Виктор сделал паузу и обвел взглядом комнату. Мари-Луиз понимала, к чему он ведет, и выискивала в лице отца намеки на то, что он тоже это понимает. Взгляд Виктора опять остановился на Мишеле Анси.
– Но я говорю не об этом периоде. Подобно вам, многие люди считали войну проигранной и готовы были дать маршалу шанс договориться с бошами. Теперь мы знаем, что он потерпел крах.
– И я должен был догадаться об этом тогда?
Мишель Анси подался вперед, поставив локти на колени.
– Нет. Разумеется, нет. Но позднее, после того как в войну вступили американцы? И после того, как боши оккупировали всю Францию? Когда подобные Лавалю выражали в своих речах надежду, что немцы победят. И когда милиция начала бороться с Сопротивлением – французы стали убивать французов. Когда боши траловыми сетями стали вылавливать по всей Франции крепких мужчин, чтобы те работали в Германии. И когда они загребали все, что имело ценность, не оставляя нам ничего, кроме еды, которой едва хватало, чтобы не умереть с голоду. Нас интересует, что вы делали тогда, Анси.
– О чем конкретно вы говорите? – Отец Мари-Луиз откинулся на спинку стула. – Могу я закурить?
Виктор кивнул и, тоже откинувшись назад, взял предложенную Жанетт сигарету. Они с Мишелем Анси наблюдали друг за другом сквозь клубы табачного дыма.
– О чем конкретно? О раскрытии тайников, где réfractaires[135] пытались уклониться от депортации. Об отряде Сопротивления, который выдали гестапо.
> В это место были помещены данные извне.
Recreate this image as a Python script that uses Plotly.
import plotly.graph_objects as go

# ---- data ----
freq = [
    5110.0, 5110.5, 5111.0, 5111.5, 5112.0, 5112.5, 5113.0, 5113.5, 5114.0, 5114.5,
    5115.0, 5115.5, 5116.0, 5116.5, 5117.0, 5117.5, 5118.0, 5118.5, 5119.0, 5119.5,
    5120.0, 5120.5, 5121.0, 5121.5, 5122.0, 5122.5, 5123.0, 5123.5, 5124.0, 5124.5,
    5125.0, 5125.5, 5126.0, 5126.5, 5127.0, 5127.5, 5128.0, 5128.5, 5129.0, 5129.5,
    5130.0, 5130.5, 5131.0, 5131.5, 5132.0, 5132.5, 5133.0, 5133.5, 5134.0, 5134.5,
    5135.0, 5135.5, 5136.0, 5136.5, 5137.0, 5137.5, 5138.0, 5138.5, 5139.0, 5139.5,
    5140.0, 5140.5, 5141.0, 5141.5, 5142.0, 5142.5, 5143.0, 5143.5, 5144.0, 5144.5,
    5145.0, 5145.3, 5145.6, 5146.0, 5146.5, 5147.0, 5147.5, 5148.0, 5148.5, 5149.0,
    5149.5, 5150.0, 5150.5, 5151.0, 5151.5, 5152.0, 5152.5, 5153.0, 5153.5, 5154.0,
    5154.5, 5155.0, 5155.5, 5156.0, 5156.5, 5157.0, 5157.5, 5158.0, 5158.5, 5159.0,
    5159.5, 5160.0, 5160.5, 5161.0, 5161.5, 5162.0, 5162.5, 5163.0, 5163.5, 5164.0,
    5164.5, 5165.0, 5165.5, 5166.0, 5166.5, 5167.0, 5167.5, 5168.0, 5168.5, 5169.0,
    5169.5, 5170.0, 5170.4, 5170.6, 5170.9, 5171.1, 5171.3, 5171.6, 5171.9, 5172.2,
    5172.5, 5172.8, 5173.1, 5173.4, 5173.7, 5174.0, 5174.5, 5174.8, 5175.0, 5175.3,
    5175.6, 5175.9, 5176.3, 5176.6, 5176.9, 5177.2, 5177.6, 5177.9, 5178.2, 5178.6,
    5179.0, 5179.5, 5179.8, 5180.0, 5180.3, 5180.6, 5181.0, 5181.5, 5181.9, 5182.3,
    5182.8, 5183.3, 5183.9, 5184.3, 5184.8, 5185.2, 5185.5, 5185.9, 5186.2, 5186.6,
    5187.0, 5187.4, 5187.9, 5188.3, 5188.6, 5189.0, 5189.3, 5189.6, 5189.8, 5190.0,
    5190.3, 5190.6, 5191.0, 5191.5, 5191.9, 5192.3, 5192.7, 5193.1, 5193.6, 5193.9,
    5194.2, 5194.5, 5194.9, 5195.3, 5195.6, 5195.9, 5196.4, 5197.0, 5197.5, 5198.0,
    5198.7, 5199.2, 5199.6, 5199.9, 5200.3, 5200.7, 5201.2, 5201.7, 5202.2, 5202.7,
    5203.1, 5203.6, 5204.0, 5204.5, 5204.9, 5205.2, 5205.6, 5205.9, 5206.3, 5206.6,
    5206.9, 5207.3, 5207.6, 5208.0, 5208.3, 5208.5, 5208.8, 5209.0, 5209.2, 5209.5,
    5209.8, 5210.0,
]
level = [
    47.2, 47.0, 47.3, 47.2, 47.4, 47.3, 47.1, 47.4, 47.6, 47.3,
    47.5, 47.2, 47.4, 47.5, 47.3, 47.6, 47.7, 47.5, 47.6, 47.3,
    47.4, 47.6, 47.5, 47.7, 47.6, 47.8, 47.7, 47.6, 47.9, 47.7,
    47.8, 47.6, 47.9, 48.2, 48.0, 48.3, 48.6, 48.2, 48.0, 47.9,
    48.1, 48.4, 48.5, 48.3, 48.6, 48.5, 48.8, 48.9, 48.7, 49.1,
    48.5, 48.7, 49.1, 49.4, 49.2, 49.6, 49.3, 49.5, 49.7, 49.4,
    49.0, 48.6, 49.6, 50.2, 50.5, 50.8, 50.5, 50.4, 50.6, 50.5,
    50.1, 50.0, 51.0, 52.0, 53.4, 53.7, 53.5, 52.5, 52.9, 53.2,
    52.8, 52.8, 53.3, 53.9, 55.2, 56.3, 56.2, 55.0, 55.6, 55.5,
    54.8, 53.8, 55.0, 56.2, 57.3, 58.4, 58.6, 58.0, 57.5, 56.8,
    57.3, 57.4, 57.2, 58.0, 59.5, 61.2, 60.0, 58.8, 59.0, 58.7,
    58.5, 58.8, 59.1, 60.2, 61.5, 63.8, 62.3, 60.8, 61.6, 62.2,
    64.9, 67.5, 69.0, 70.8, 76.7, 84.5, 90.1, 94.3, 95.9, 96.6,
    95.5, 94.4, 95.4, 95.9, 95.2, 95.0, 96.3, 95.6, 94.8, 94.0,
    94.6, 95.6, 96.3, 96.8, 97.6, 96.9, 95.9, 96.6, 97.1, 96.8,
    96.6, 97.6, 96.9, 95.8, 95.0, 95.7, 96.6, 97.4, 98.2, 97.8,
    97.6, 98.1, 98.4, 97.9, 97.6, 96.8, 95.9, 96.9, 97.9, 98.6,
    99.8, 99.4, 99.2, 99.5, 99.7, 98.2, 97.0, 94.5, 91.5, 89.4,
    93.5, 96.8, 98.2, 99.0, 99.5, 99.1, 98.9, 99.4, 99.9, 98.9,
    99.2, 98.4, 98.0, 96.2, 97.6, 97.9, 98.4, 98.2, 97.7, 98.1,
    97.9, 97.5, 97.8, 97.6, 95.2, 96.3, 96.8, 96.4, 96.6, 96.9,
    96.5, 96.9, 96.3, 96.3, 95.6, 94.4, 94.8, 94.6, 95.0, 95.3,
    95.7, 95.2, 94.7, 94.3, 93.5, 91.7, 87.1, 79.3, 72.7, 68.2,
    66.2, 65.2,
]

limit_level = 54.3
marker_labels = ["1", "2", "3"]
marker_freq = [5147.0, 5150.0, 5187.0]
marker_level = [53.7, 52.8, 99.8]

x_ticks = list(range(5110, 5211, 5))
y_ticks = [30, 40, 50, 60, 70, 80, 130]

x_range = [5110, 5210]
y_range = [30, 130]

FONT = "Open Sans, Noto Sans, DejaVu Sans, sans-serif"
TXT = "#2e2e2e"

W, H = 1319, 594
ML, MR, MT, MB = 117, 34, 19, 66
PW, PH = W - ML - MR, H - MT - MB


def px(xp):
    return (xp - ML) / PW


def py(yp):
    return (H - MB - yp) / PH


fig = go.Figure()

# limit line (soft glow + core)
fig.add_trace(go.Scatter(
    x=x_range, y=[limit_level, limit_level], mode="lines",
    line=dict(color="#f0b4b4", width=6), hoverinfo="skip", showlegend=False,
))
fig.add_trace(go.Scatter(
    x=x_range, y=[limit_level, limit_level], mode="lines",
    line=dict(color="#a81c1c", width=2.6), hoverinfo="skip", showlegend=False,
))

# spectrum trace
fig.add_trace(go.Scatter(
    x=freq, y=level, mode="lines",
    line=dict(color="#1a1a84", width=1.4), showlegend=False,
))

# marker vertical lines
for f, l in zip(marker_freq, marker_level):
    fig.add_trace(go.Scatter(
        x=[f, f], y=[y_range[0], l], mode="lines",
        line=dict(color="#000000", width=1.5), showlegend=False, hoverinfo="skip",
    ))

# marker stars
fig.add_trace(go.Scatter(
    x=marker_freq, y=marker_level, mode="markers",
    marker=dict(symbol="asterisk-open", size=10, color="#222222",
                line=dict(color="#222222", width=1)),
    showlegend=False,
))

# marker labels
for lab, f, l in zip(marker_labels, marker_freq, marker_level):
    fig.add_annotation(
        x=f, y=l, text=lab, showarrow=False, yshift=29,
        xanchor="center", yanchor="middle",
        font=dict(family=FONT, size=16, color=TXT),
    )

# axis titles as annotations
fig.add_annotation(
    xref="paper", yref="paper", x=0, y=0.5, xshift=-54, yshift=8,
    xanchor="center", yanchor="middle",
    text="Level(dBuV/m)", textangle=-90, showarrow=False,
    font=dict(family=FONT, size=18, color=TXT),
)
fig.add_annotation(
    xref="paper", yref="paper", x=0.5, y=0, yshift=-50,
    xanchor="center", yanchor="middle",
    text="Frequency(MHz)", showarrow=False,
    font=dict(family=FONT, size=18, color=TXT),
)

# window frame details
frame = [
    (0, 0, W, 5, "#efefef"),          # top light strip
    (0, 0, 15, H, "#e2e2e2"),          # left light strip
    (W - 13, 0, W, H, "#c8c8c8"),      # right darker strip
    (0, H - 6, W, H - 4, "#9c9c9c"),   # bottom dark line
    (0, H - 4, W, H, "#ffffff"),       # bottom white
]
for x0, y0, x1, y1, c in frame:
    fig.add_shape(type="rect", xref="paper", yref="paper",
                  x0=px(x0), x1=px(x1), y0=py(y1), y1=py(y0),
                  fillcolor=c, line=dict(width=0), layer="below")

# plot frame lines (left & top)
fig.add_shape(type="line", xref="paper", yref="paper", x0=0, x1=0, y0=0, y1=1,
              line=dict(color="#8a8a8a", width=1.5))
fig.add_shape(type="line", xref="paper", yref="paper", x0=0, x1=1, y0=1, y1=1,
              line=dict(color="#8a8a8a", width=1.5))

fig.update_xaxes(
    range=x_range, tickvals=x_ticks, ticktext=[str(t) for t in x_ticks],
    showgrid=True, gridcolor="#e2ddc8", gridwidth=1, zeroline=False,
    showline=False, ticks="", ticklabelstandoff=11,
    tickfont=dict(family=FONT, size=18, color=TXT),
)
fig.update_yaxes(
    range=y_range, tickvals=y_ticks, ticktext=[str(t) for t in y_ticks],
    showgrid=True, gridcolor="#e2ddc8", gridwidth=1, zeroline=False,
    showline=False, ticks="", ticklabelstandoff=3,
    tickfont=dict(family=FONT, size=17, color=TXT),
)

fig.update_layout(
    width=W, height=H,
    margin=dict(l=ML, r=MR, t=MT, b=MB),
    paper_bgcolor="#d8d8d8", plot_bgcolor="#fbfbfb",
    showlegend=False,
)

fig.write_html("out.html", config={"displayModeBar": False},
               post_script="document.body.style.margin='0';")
Нож вытащили из-за пояса во всей его сверкающей смертоносности. Толпа загудела, как пчелиный улей.
– Зачем мне это делать? Для чего?
– Они были коммунистами. А вы ненавидите коммунистов.
– Разве я в этом одинок?
Внутри у Мари-Луиз все сжалось, и она стала мысленно оттаскивать отца от силков, которые перед ним расставили.
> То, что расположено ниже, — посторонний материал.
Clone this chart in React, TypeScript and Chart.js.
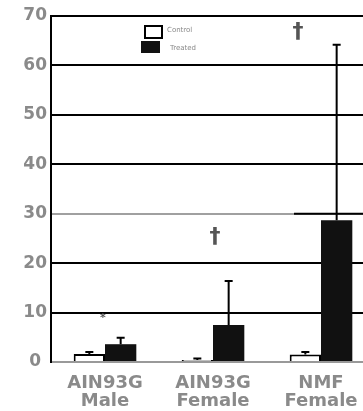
import React, { useEffect, useRef } from "react";
import { Chart, registerables } from "chart.js";

Chart.register(...registerables);

// ---- data ----
const categories: string[][] = [
  ["AIN93G", "Male"],
  ["AIN93G", "Female"],
  ["NMF", "Female"],
];
const seriesLabels = ["Control", "Treated"];
const whiteValues = [1.6, 0.4, 1.5];
const whiteErrors = [0.4, 0.3, 0.5];
const blackValues = [3.6, 7.5, 28.7];
const blackErrors = [1.3, 8.9, 35.5];
const yTicks = [0, 10, 20, 30, 40, 50, 60, 70];
const markCategory = [0, 1, 2];
const markValue = [8.9, 25.3, 66.8];
const markText = ["*", "†", "†"];

// ---- styles ----
const markDx = [-2, 2, -23];
const markFont = ["bold 11px 'DejaVu Sans'", "bold 22px 'DejaVu Sans'", "bold 22px 'DejaVu Sans'"];
const GRAY = "#8a8a8a";

const errorBarPlugin = {
  id: "errorBars",
  afterDatasetsDraw(chart: any) {
    const ctx = chart.ctx;
    const y = chart.scales.y;
    const errs = [whiteErrors, blackErrors];
    chart.data.datasets.forEach((ds: any, di: number) => {
      const meta = chart.getDatasetMeta(di);
      meta.data.forEach((el: any, i: number) => {
        const top = y.getPixelForValue(ds.data[i]);
        const hi = y.getPixelForValue(ds.data[i] + errs[di][i]);
        ctx.save();
        ctx.strokeStyle = "#000";
        ctx.lineWidth = 2;
        ctx.beginPath();
        ctx.moveTo(el.x, top);
        ctx.lineTo(el.x, hi);
        ctx.moveTo(el.x - 4, hi);
        ctx.lineTo(el.x + 4, hi);
        ctx.stroke();
        ctx.restore();
      });
    });
    // significance marks
    const x = chart.scales.x;
    markText.forEach((t, k) => {
      ctx.save();
      ctx.fillStyle = "#555";
      ctx.font = markFont[k];
      ctx.textAlign = "center";
      ctx.textBaseline = "middle";
      ctx.fillText(t, x.getPixelForValue(markCategory[k]) + markDx[k], y.getPixelForValue(markValue[k]));
      ctx.restore();
    });
    // legend
    const ca = chart.chartArea;
    const lx = ca.left + 93;
    ctx.save();
    ctx.fillStyle = "#fff";
    ctx.strokeStyle = "#000";
    ctx.lineWidth = 2;
    ctx.fillRect(lx + 1, ca.top + 10, 17, 12);
    ctx.strokeRect(lx + 1, ca.top + 10, 17, 12);
    ctx.fillStyle = "#111";
    ctx.fillRect(lx - 3, ca.top + 25, 19, 12);
    ctx.fillStyle = GRAY;
    ctx.font = "7px 'DejaVu Sans'";
    ctx.textAlign = "left";
    ctx.textBaseline = "middle";
    ctx.fillText(seriesLabels[0], lx + 23, ca.top + 14);
    ctx.fillText(seriesLabels[1], lx + 26, ca.top + 32);
    ctx.restore();
  },
  beforeDatasetsDraw(chart: any) {
    // dark right-hand part of the 30 line
    const ctx = chart.ctx;
    const y = chart.scales.y;
    const x = chart.scales.x;
    const yy = y.getPixelForValue(30);
    ctx.save();
    ctx.strokeStyle = "#000";
    ctx.lineWidth = 2;
    ctx.beginPath();
    ctx.moveTo(x.getPixelForValue(2) - 27, yy);
    ctx.lineTo(chart.chartArea.right, yy);
    ctx.stroke();
    ctx.restore();
  },
};

export default function App() {
  const ref = useRef<HTMLCanvasElement | null>(null);
  useEffect(() => {
    if (!ref.current) return;
    const chart = new Chart(ref.current, {
      type: "bar",
      data: {
        labels: categories,
        datasets: [
          {
            label: seriesLabels[0],
            data: whiteValues,
            backgroundColor: "#fff",
            borderColor: "#000",
            borderWidth: 2,
          },
          {
            label: seriesLabels[1],
            data: blackValues,
            backgroundColor: "#111",
            borderColor: "#111",
            borderWidth: 0,
          },
        ],
      },
      options: {
        responsive: false,
        animation: false,
        layout: { padding: { left: 0, right: 10, top: 16, bottom: 0 } },
        datasets: { bar: { categoryPercentage: 0.58, barPercentage: 1.0 } },
        plugins: { legend: { display: false }, tooltip: { enabled: false } },
        scales: {
          x: {
            grid: { display: false, drawTicks: false },
            border: { display: true, color: "#999", width: 2 },
            ticks: {
              color: GRAY,
              padding: 12,
              maxRotation: 0,
              autoSkip: false,
              font: { family: "'DejaVu Sans'", size: 18, weight: "bold", lineHeight: 1.0 },
            },
            afterFit(scale: any) {
              scale.height = 49;
            },
          },
          y: {
            min: 0,
            max: 70,
            afterBuildTicks(scale: any) {
              scale.ticks = yTicks.map((v) => ({ value: v }));
            },
            grid: {
              drawTicks: false,
              lineWidth: 2,
              color: (c: any) =>
                c.tick && c.tick.value === 0 ? "rgba(0,0,0,0)" : c.tick && c.tick.value === 30 ? "#a0a0a0" : "#000",
            },
            border: { display: true, color: "#000", width: 2 },
            ticks: {
              color: GRAY,
              padding: 4,
              crossAlign: "center",
              font: { family: "'DejaVu Sans'", size: 17, weight: "bold" },
            },
            afterFit(scale: any) {
              scale.width = 51;
            },
          },
        },
      },
      plugins: [errorBarPlugin],
    } as any);
    return () => chart.destroy();
  }, []);
  return (
    <div style={{ position: "fixed", left: 0, top: 0, width: 363, height: 411, overflow: "hidden", background: "#fff" }}>
      <canvas ref={ref} width={385} height={411} style={{ display: "block", position: "absolute", left: 0, top: 0 }} />
    </div>
  );
}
– Меня тоже настораживают их мотивы. Но я бы никогда не предал соотечественника по этой причине. А вы предали.
– Когда?
– В прошлом году, перед Рождеством. Двое погибли под пытками, а трое остальных… Кто знает? Если они живы, то сидят где-нибудь в тюрьме.
Отец Мари-Луиз пожал плечами.
– Я не имею к этому никакого отношения.